According to a new report by California Competes, a policy and advocacy organization focusing on the state’s system of higher education, California’s high school graduation rates have increased significantly in recent years, but the percentage of those students who complete their college education continues to lag.

California’s high school graduation rate – measured by the percentage of students who begin in the 9th grade and graduate four years later – increased from 77 percent in 2010 to 84 percent in 2016. But just over half of California’s college students – 55 percent – earn associate degrees at a community college in three years or bachelor’s degrees in six years.

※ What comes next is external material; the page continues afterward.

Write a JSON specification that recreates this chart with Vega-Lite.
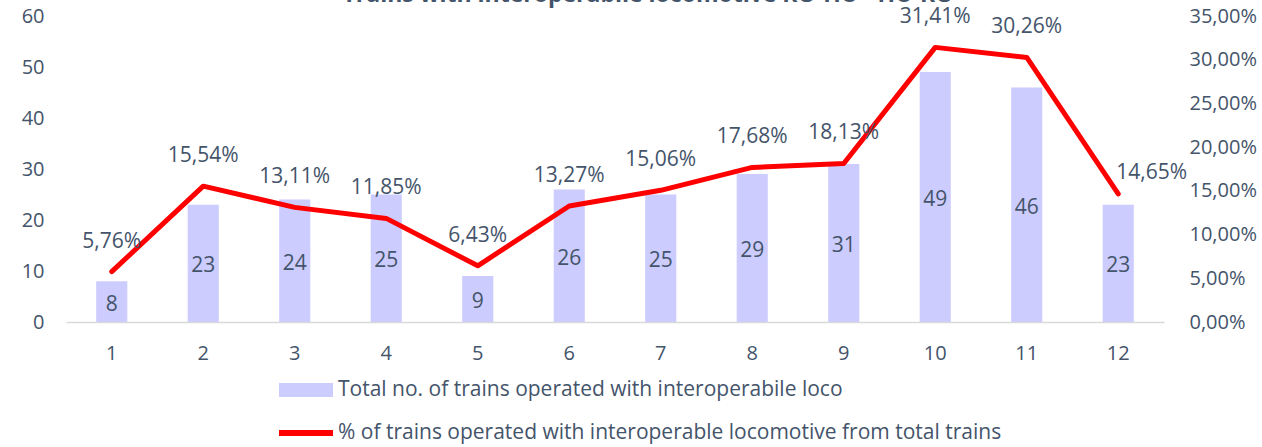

That figure includes completion rates for private institutions as well as the state’s public colleges and universities. Completion rates are lowest at the California Community Colleges.

Broken down by race and ethnicity:

  • Nearly 90 percent of white students graduate from high school, while 60 percent complete their college degrees.
  • 81 percent of Latino students graduate from high school, but only 47 percent of students complete their college degrees.
  • Among African-American students, 73 percent graduate from high school, but only 38 percent complete their degrees.

The report also points to widening gender disparities. Just over half of girls (51 percent) graduate from high school meeting eligibility requirements to enter a CSU or UC, while only 40 percent of boys do. What’s more, male students have far lower college completion rates (52 percent) compared to women (58 percent).